İZMİR - The Ministry of Environment, Urbanisation and Climate Change has issued 175 "EIA not required" decisions in the last 3 months for quarries that cause as much damage to ecology as cyanide gold mines.
Behind cyanide gold, silver and copper mines, quarries cause at least as much damage to nature. For these quarries, which are opened to extract stones such as marble, rock, clay, granite, limestone, etc., forests, agricultural lands or areas close to residential areas are generally chosen. Blasting in these quarries, all of which are operated as open mining, disrupts underground fracture systems, causing waterways to change and water to pass deeper into the ground. Due to the complete scraping of the vegetation cover, the habitat is fragmented, biodiversity is reduced, soil structure deteriorates, and the risk of erosion and landslides increases.
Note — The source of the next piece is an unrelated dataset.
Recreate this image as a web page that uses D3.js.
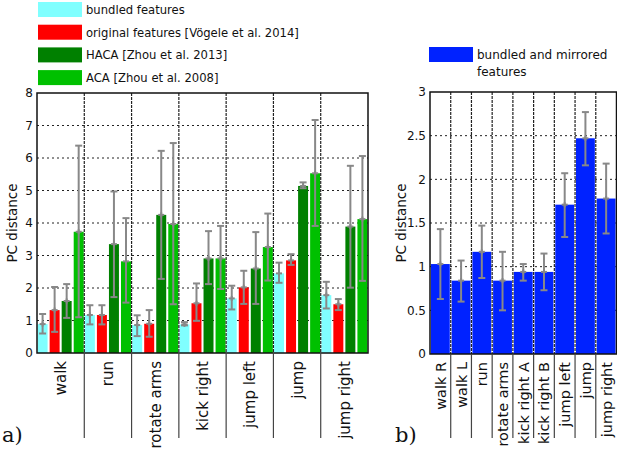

The quarries that destroy streams and fragment forests, as we can see most clearly in the Eşkencedere Valley in Rize İkizdere, make the region uninhabitable due to noise and dust pollution. While attention is drawn to cyanide gold mining, quarries, which show a great increase behind, are operating in almost every neighbourhood. With the increase in these quarries, social problems such as threats to health and safety, prevention of farming, prevention of free movement of animals, displacement of communities, decrease in agricultural productivity, and damage to cultural sites are also experienced. Dust from the quarries settles on trees in the forests, peppers and tomatoes in the fields, making agricultural production impossible, while citizens living in the immediate vicinity cannot even open their windows in the summer months.
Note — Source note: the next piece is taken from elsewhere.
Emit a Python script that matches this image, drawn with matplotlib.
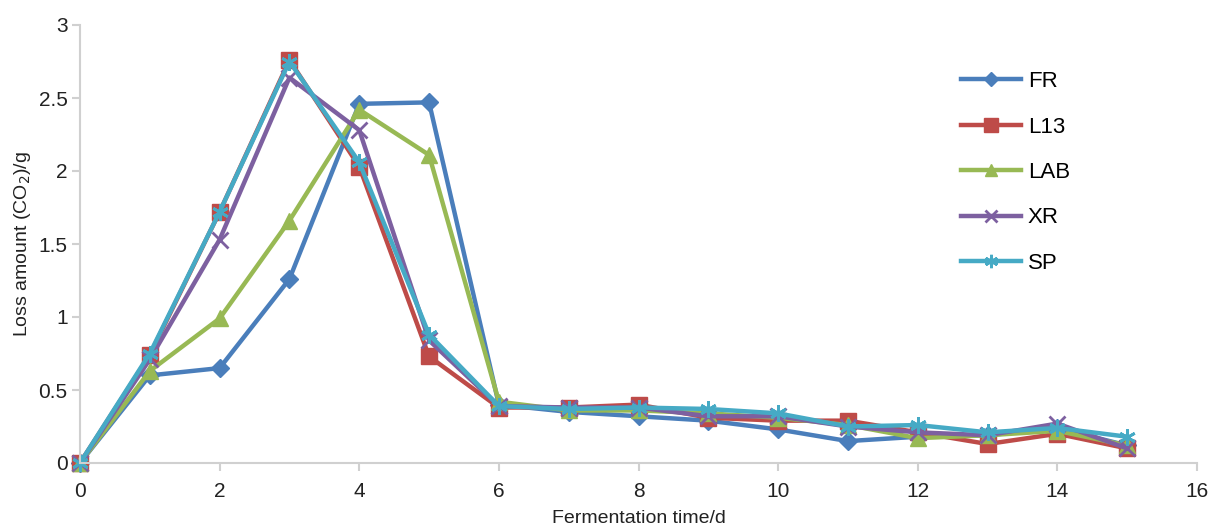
import matplotlib

matplotlib.use('agg')
import matplotlib.pyplot as plt
from matplotlib import font_manager

# fermentation days
days = list(range(16))

fr = [0, 0.60, 0.65, 1.26, 2.46, 2.47, 0.40, 0.35, 0.32, 0.29, 0.23, 0.15, 0.18, 0.19, 0.24, 0.12]
l13 = [0, 0.74, 1.72, 2.76, 2.03, 0.73, 0.38, 0.38, 0.40, 0.31, 0.29, 0.29, 0.21, 0.13, 0.20, 0.10]
lab = [0, 0.63, 0.99, 1.66, 2.42, 2.11, 0.42, 0.36, 0.36, 0.34, 0.31, 0.26, 0.17, 0.19, 0.22, 0.12]
xr = [0, 0.71, 1.53, 2.64, 2.28, 0.84, 0.39, 0.38, 0.38, 0.32, 0.32, 0.25, 0.21, 0.19, 0.27, 0.10]
sp = [0, 0.75, 1.72, 2.75, 2.06, 0.88, 0.39, 0.37, 0.38, 0.37, 0.34, 0.25, 0.26, 0.21, 0.24, 0.18]

names = ['FR', 'L13', 'LAB', 'XR', 'SP']
colors = ['#4a7ebb', '#be4b48', '#98b954', '#7d60a0', '#46aac5']
markers = ['D', 's', '^', 'x', (6, 2, 0)]
msizes = [9, 12, 11, 11, 12]

installed = [f.name for f in font_manager.fontManager.ttflist]
fam = 'Liberation Sans Narrow' if 'Liberation Sans Narrow' in installed else 'Liberation Sans'
plt.rcParams['font.family'] = [fam, 'DejaVu Sans']

fig = plt.figure(figsize=(12.11, 5.30), dpi=100)
ax = fig.add_axes([80 / 1211, 1 - 463 / 530, (1197 - 80) / 1211, (463 - 25) / 530])

for vals, name, c, m, ms in zip([fr, l13, lab, xr, sp], names, colors, markers, msizes):
    ax.plot(days, vals, color=c, lw=3.2, marker=m, markersize=ms,
            markeredgewidth=2 if m in ('x',) or isinstance(m, tuple) else 1,
            markeredgecolor=c, label=name, clip_on=False)

ax.set_xlim(0, 16)
ax.set_ylim(0, 3)
ax.set_xticks(range(0, 17, 2))
ax.set_yticks([0, 0.5, 1, 1.5, 2, 2.5, 3])
ax.set_yticklabels(['0', '0.5', '1', '1.5', '2', '2.5', '3'])

for s in ['top', 'right']:
    ax.spines[s].set_visible(False)
for s in ['left', 'bottom']:
    ax.spines[s].set_color('#d0d0d0')
    ax.spines[s].set_linewidth(1.5)
ax.tick_params(axis='both', colors='#d0d0d0', labelcolor='#222222', labelsize=15, width=1.5, length=6)
ax.tick_params(axis='x', pad=8)
ax.tick_params(axis='y', pad=3)

ax.set_xlabel('Fermentation time/d', fontsize=14, color='#222222', labelpad=6)
ax.set_ylabel('Loss amount (CO$_2$)/g', fontsize=14, color='#222222', labelpad=4)

leg = ax.legend(loc='upper left', bbox_to_anchor=(0.781, 0.915), frameon=False, fontsize=16,
                handlelength=2.7, handletextpad=0.3, labelspacing=1.1, borderaxespad=0,
                markerscale=0.8)

fig.savefig('out.png', dpi=100)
1 IN 3 IS A STATE INSTITUTION
According to data on the website of the Ministry of Environment, Urbanisation and Climate Change, 175 quarries received "Environmental Impact Assessment (EIA) not required" decisions between 1 October and 24 December. Of these decisions, 53 were for quarries owned by state institutions such as State Hydraulic Works (DSI), Highways, Investment Monitoring and Coordination Directorate and Special Provincial Administration. The highest number of decisions was made for Hatay, which was hit by an earthquake on 6 February 2023 and turned the entire city into a construction site. EIA was not required for the opening of 6 quarries in different districts of the city where debris removal, new constructions and intense air pollution were experienced.